Percentage of response error for each representation type, in general and for each application domain.

4 Discussion and Conclusion

The purpose of this paper was to get insight in the use of specific hierarchy representations and in the ease of processing them with respect to three different application domains. We were interested in the question to which extent the natural correspondence between a hierarchy and a tree would be overruled by conventional associations. Neither the results of the production task nor those of the comprehension task lead to the unequivocal conclusion that trees are the most prominent and best performing candidates for processing hierarchies in the three different domains considered in this paper, although trees turned out to yield the most accurate performance. Parentheses were clearly slowest. We discern an important difference between the tree and indentation representation on the one hand, and nested parentheses on the other. Nested parentheses are difficult to process by users in a folder or organizational hierarchy. This may be caused by the one-dimensionality of parentheses which do not exploit the levels property [4], and which look cluttered, especially in combination with (large) textual labels to denote the hierarchy entities.
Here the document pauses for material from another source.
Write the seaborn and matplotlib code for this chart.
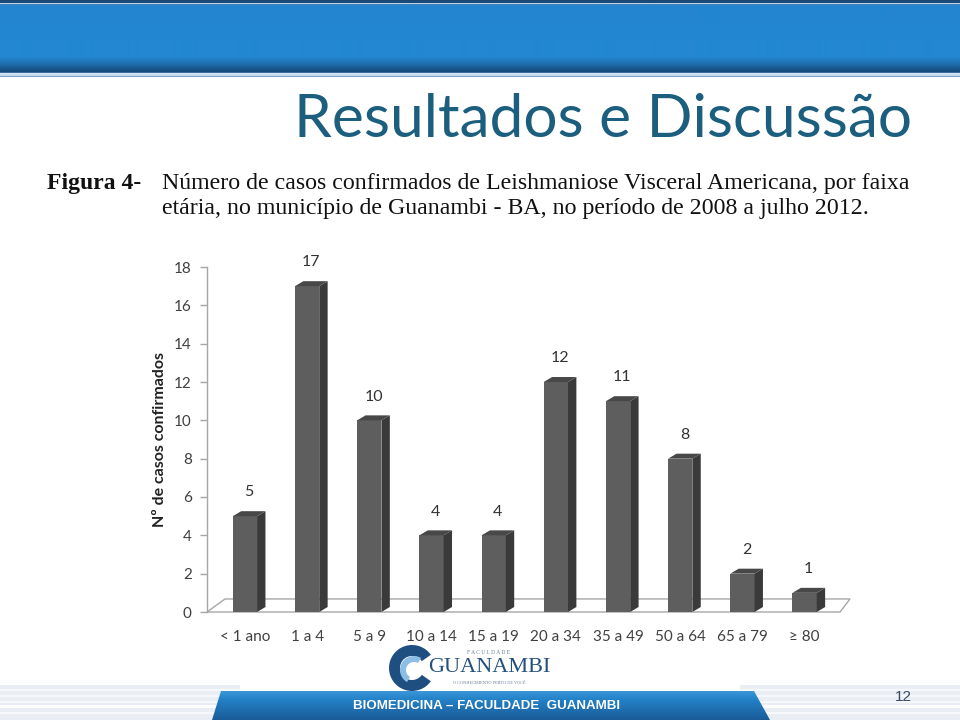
import numpy as np
import pandas as pd
import matplotlib
matplotlib.use("Agg")
import matplotlib.pyplot as plt
import seaborn as sns
from matplotlib.patches import Polygon, Rectangle, Wedge

# ---------------- data ----------------
categories = ["< 1 ano", "1 a 4", "5 a 9", "10 a 14", "15 a 19",
              "20 a 34", "35 a 49", "50 a 64", "65 a 79", "≥ 80"]
cases = [5, 17, 10, 4, 4, 12, 11, 8, 2, 1]
y_ticks = [0, 2, 4, 6, 8, 10, 12, 14, 16, 18]

slide_title = "Resultados e Discussão"
fig_label = "Figura 4-"
caption_lines = ["Número de casos confirmados de Leishmaniose Visceral Americana, por faixa",
                 "etária, no município de Guanambi - BA, no período de 2008 a julho 2012."]
y_label = "Nº de casos confirmados"
footer_text = "BIOMEDICINA – FACULDADE  GUANAMBI"
page_number = "12"
logo_top = "F A C U L D A D E"
logo_name = "GUANAMBI"
logo_slogan = "O CONHECIMENTO PERTO DE VOCÊ"

df = pd.DataFrame({"faixa": categories, "casos": cases})

sns.set_theme(style="white")
plt.rcParams['font.family'] = ['Lato', 'DejaVu Sans']

fig = plt.figure(figsize=(9.6, 7.2), dpi=100)
fig.patch.set_facecolor("white")

# ---------------- slide background (pixel coordinates) ----------------
bg = fig.add_axes([0, 0, 1, 1], zorder=0)
bg.set_xlim(0, 960)
bg.set_ylim(720, 0)
bg.axis("off")

def hex2rgb(h):
    h = h.lstrip('#')
    return [int(h[i:i + 2], 16) / 255 for i in (0, 2, 4)]

def vgrad(stops, n):
    ys = np.arange(n)
    pos = [s[0] for s in stops]
    cols = np.array([hex2rgb(s[1]) for s in stops])
    arr = np.stack([np.interp(ys, pos, cols[:, c]) for c in range(3)], axis=1)
    return arr[:, None, :]

header_stops = [(0, '#1c4a76'), (2, '#1c4a76'), (3, '#b8d2ea'), (4, '#3b84c4'),
                (6, '#2385cf'), (56, '#2388d2'), (63, '#1f70b0'), (71, '#154a7a'),
                (72, '#3f6f9e'), (73, '#d6e4f1'), (75, '#c4d8ea'), (76, '#7fa3c6'),
                (77, '#ffffff')]
bg.imshow(vgrad(header_stops, 78), extent=(0, 960, 78, 0), aspect='auto',
          interpolation='bilinear', zorder=1)

# footer stripes
for (x0, x1) in [(0, 240), (740, 960)]:
    bg.add_patch(Rectangle((x0, 685), x1 - x0, 35, facecolor='#e9edf4', edgecolor='none', zorder=1))
    for yy in (689, 695, 701, 712):
        bg.add_patch(Rectangle((x0, yy), x1 - x0, 1.5, facecolor='#f6f8fb', edgecolor='none', zorder=1))
    bg.add_patch(Rectangle((x0, 705), x1 - x0, 2.5, facecolor='#ffffff', edgecolor='none', zorder=1))

# blue footer band
band = Polygon([(221, 691), (754, 691), (770, 720), (212, 720)], closed=True,
               facecolor='none', edgecolor='none', zorder=2)
bg.add_patch(band)
band_stops = [(0, '#3a96d8'), (8, '#2482c8'), (29, '#1a5c98')]
im = bg.imshow(vgrad(band_stops, 30), extent=(200, 780, 720, 691), aspect='auto',
               interpolation='bilinear', zorder=2)
im.set_clip_path(band)
bg.text(487, 706, footer_text, color='white', fontsize=9.6, fontweight='bold',
        family=['Liberation Sans', 'DejaVu Sans'], ha='center', va='center', zorder=3)
bg.text(903, 697, page_number, color='#3b4a66', fontsize=11,
        family=['Liberation Sans', 'DejaVu Sans'], ha='center', va='center', zorder=3)

# logo
bg.add_patch(Wedge((412, 668), 23, 35, 325, width=11, facecolor='#1f4f80', edgecolor='none', zorder=3))
bg.add_patch(Wedge((414, 670), 14, 120, 300, width=6, facecolor='#8cbde4', edgecolor='none', zorder=4))
bg.text(489, 653, logo_top, color='#6a7f95', fontsize=4, ha='center', va='center',
        family=['Liberation Serif', 'DejaVu Serif'], zorder=3)
bg.text(489, 668, logo_name, color='#23507d', fontsize=16,
        family=['Liberation Serif', 'DejaVu Serif'], ha='center', va='center', zorder=3)
bg.text(489, 683, logo_slogan, color='#6a7f95', fontsize=3.2, ha='center', va='center',
        family=['Liberation Serif', 'DejaVu Serif'], zorder=3)

# title & caption
bg.text(912, 137, slide_title, ha='right', va='baseline', fontsize=43.5, color='#1b5e7e', zorder=3)
serif = ['Liberation Serif', 'DejaVu Serif']
bg.text(47, 189, fig_label, family=serif, fontsize=17, fontweight='bold', color='#111111',
        ha='left', va='baseline', zorder=3)
for i, line in enumerate(caption_lines):
    bg.text(162, 189 + 25 * i, line, family=serif, fontsize=17.2, color='#111111',
            ha='left', va='baseline', zorder=3)

# ---------------- chart ----------------
ax = fig.add_axes([207 / 960, 1 - 612 / 720, (850 - 207) / 960, (612 - 267) / 720], zorder=2)
ax.patch.set_alpha(0)

sns.barplot(data=df, x="faixa", y="casos", order=categories, ax=ax, color='#5e5e5e',
            saturation=1, width=0.39, edgecolor='none', zorder=3)

ax.set_ylim(0, 18)
ax.set_xlim(-0.61, 9.73)
ax.set_yticks(y_ticks)

dx, dy = 0.135, 0.26
# 3D floor
floor = Polygon([(-0.61, 0), (9.57, 0), (9.73, 0.68), (-0.32, 0.68)], closed=True,
                facecolor='white', edgecolor='#a6a6a6', lw=1, zorder=1, clip_on=False)
ax.add_patch(floor)

for p, v in zip(ax.patches[:len(cases)], cases):
    x0, w, h = p.get_x(), p.get_width(), p.get_height()
    side = Polygon([(x0 + w, 0), (x0 + w + dx, dy), (x0 + w + dx, h + dy), (x0 + w, h)],
                   closed=True, facecolor='#3a3a3a', edgecolor='none', zorder=3)
    top = Polygon([(x0, h), (x0 + dx, h + dy), (x0 + w + dx, h + dy), (x0 + w, h)],
                  closed=True, facecolor='#484848', edgecolor='none', zorder=3)
    ax.add_patch(side)
    ax.add_patch(top)
    ax.annotate(str(v), xy=(x0 + w / 2 + dx / 2, h + dy), xytext=(0, 13.5),
                textcoords='offset points', ha='center', va='center',
                fontsize=11.5, color='#333333', annotation_clip=False)

for s in ("top", "right", "bottom"):
    ax.spines[s].set_visible(False)
ax.spines["left"].set_color('#a6a6a6')
ax.spines["left"].set_linewidth(1)

ax.tick_params(axis='y', length=5, width=1, color='#a6a6a6', direction='out',
               labelsize=11, labelcolor='#404040', pad=6, left=True)
ax.tick_params(axis='x', length=0, labelsize=11, labelcolor='#404040', pad=13)
ax.set_xlabel("")
ax.set_ylabel(y_label, fontsize=11.5, fontweight='bold', color='#222222')
ax.yaxis.set_label_coords(-0.062, 0.5)

fig.savefig("out.png", dpi=100)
Interestingly, this inconvenience did not lead to participants producing fewer correct answers. In contrast, linear representations with parentheses seem to fit operational hierarchy in arithmetics far better than folder and organizational structure. The results of this study suggest that trees and especially representations with indentation perform poorly for arithmetics. This may be due to the fact that at a conceptual level arithmetic expressions are not associated with hierarchies. This observation is indeed supported by the findings of the production task, where no participant constructed a tree or tree-like diagram in response to the arithmetic scenario. The infix notation we decided to use may also have caused the slow processing of indentation representing arithmetic expressions. Finally, we assumed domain knowledge to be fully available for all domains. Future work will explore whether this is a confounding factor.